Sunday, January 31, 2010

Preparing for Kindergarten


With a deep sigh I drudge forward, not knowing if I'm doing the right thing or not and not knowing until possibly after the fact what the best choice would have been.

I recently had a meeting with Trey's school physical therapist for an evaluation and a recommendation for Trey's future in the public school setting. The summary we received after 6 months of preschool is as follows:

Trey exhibits functional motor skills that allow him to access the classroom and campus. He does need closer supervision at times on the playground than other students, due to his cervical instability, but otherwise he plays appropriately on the playground. He does have a tendency to have "bad" motor skills days and may require classroom staff to supervise him more. He will require more supportive seating to more effectively perform fine motor skills tasks and class projects. Trey is aware of his limitations and will compensate for those limitations as they arise.

This is the second recommendation we've received from Trey's teachers that he be integrated into the public classroom setting. We still have an IEP meeting with all those educators that will determine Trey's needs and give their final recommendations but from the looks of it, they all seem to see no reason why Trey wouldn't go to Drake and Broc's school next year.

Mike and I are so torn. We want to do the right thing by Trey and make sure we are making the best decisions for him but at the same time, we would love to shield him from any undue ridicule or pressure that the public school setting might produce. Is there such a program where the parent could walk every step with their child to keep them from harms way??? Because I would like to sign up.

So back to the meeting with the PT, I was taken completely off guard when the therapist informed me that Trey knows that he is different and that he doesn't like when he is told to do things differently than his peers as he would much rather just blend in with the crowd.

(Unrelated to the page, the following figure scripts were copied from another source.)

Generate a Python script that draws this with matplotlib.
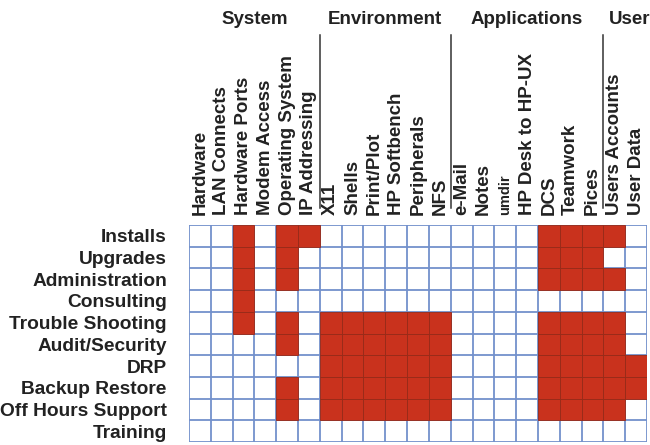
import numpy as np
import matplotlib
matplotlib.use("Agg")
import matplotlib.pyplot as plt
import matplotlib.transforms as mtransforms

# rows (tasks) and columns (areas)
tasks = ["Installs", "Upgrades", "Administration", "Consulting", "Trouble Shooting",
         "Audit/Security", "DRP", "Backup Restore", "Off Hours Support", "Training"]
areas = ["Hardware", "LAN Connects", "Hardware Ports", "Modem Access", "Operating System",
         "IP Addressing", "X11", "Shells", "Print/Plot", "HP Softbench", "Peripherals", "NFS",
         "e-Mail", "Notes", "umdir", "HP Desk to HP-UX", "DCS", "Teamwork", "Pices",
         "Users Accounts", "User Data"]

# column groups: (name, first column, last column + 1)
group_names = ["System", "Environment", "Applications", "User"]
group_start = [0, 6, 12, 19]
group_end = [6, 12, 19, 21]

# 1 = covered
coverage = [
    [0, 0, 1, 0, 1, 1, 0, 0, 0, 0, 0, 0, 0, 0, 0, 0, 1, 1, 1, 1, 0],
    [0, 0, 1, 0, 1, 0, 0, 0, 0, 0, 0, 0, 0, 0, 0, 0, 1, 1, 1, 0, 0],
    [0, 0, 1, 0, 1, 0, 0, 0, 0, 0, 0, 0, 0, 0, 0, 0, 1, 1, 1, 1, 0],
    [0, 0, 1, 0, 0, 0, 0, 0, 0, 0, 0, 0, 0, 0, 0, 0, 0, 0, 0, 0, 0],
    [0, 0, 1, 0, 1, 0, 1, 1, 1, 1, 1, 1, 0, 0, 0, 0, 1, 1, 1, 1, 0],
    [0, 0, 0, 0, 1, 0, 1, 1, 1, 1, 1, 1, 0, 0, 0, 0, 1, 1, 1, 1, 0],
    [0, 0, 0, 0, 0, 0, 1, 1, 1, 1, 1, 1, 0, 0, 0, 0, 1, 1, 1, 1, 1],
    [0, 0, 0, 0, 1, 0, 1, 1, 1, 1, 1, 1, 0, 0, 0, 0, 1, 1, 1, 1, 1],
    [0, 0, 0, 0, 1, 0, 1, 1, 1, 1, 1, 1, 0, 0, 0, 0, 1, 1, 1, 1, 0],
    [0, 0, 0, 0, 0, 0, 0, 0, 0, 0, 0, 0, 0, 0, 0, 0, 0, 0, 0, 0, 0],
]

plt.rcParams['font.family'] = ['Liberation Sans', 'DejaVu Sans']
plt.rcParams['font.weight'] = 'bold'

W, H = 650, 445
fig = plt.figure(figsize=(W / 100, H / 100), dpi=100, facecolor='white')
# grid area in pixels: x 189..647, y 225..442 (from top)
ax = fig.add_axes([189 / W, (H - 442) / H, 458 / W, 217 / H])

data = np.array(coverage)
nr, nc = data.shape

# blue grid
for i in range(nc + 1):
    ax.axvline(i, color='#7391cc', lw=1.3, zorder=1)
for j in range(nr + 1):
    ax.axhline(j, color='#7391cc', lw=1.3, zorder=1)

# filled cells
for r in range(nr):
    cols = np.nonzero(data[r])[0]
    ax.bar(cols, 1, bottom=r, width=1, align='edge', color='#c9321d',
           edgecolor='#962a18', linewidth=0.6, zorder=2)

ax.set_xlim(0, nc)
ax.set_ylim(nr, 0)

for s in ax.spines.values():
    s.set_visible(False)

ax.xaxis.tick_top()
ax.set_xticks(np.arange(nc) + 0.5)
ax.set_xticklabels(areas, rotation=90, fontsize=13.5, color='#222222')
for lbl in ax.get_xticklabels():
    if lbl.get_text() == "umdir":
        lbl.set_fontsize(10.5)
ax.set_yticks(np.arange(nr) + 0.5)
ax.set_yticklabels(tasks, fontsize=13.8, color='#222222')
ax.tick_params(length=0)
ax.tick_params(axis='x', pad=7)
ax.tick_params(axis='y', pad=16)

trans = mtransforms.blended_transform_factory(ax.transData, ax.transAxes)
for name, a, b in zip(group_names, group_start, group_end):
    ax.text((a + b) / 2 + (0.2 if a == 19 else 0), 1.948, name, transform=trans,
            ha='center', va='center', fontsize=13.5, color='#222222')
    if a > 0:
        ax.plot([a, a], [1.078, 1.876], transform=trans, color='#333333',
                lw=1.1, clip_on=False)

fig.savefig('out.png', dpi=100)
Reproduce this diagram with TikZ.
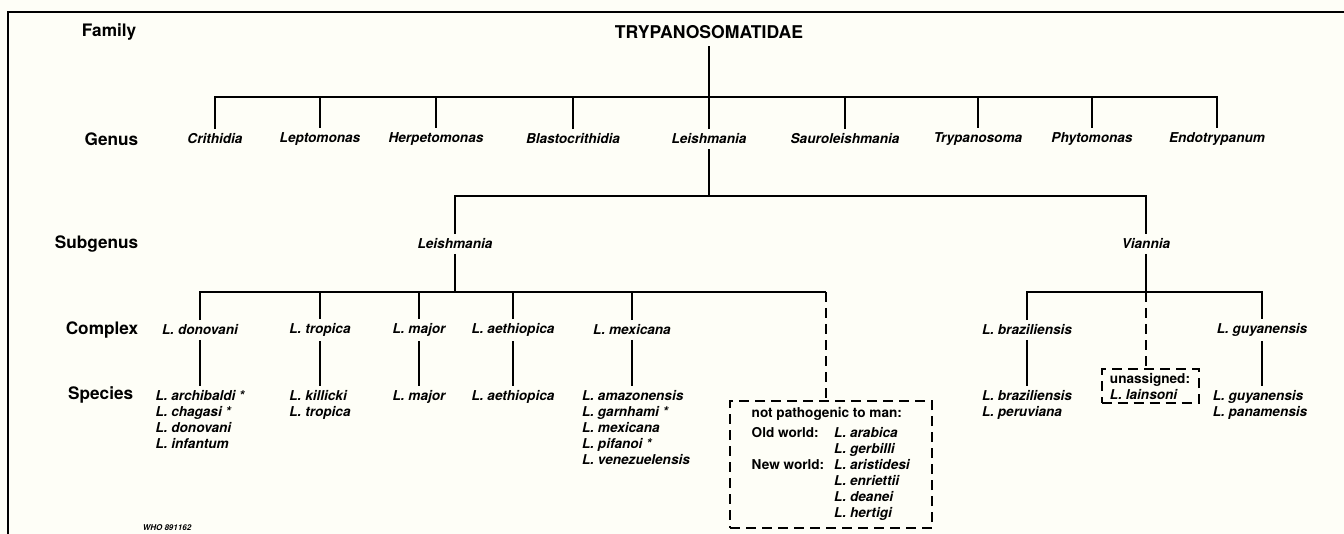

I know the questions are just around the corner but I had no idea how soon. I am scared to death that I won't say the right thing or that I would say too much or maybe even not enough...I will take the burden any day but the day that Mike and I have to share the pain with Trey is the day I will die inside. The older he gets and the more his friends are doing, the taller they are getting and the activities they are performing that he can't only brings me closer to having to explain to my baby "why". I don't think I will ever be ready for this day, never ready to see the pain in his eyes and never, ever able to help him understand because I don't and never will.

Kindergarten registration begins in two weeks. I cried when I sent Drake and Broc off to their first day of kindergarten, I will lose a piece of my heart when Trey walks through those doors...this will be one of those days that I will pray for God to carry me.

1 comment:

Anonymous said...

My twin boys rode the bus with Trey and each time they got off the bus my Nathan would turn to Trey and say good bye or try to give a high five. My boys have very little speech but they would let me know that Trey was their friend. Even now looking at this website has my boys asking for Trey.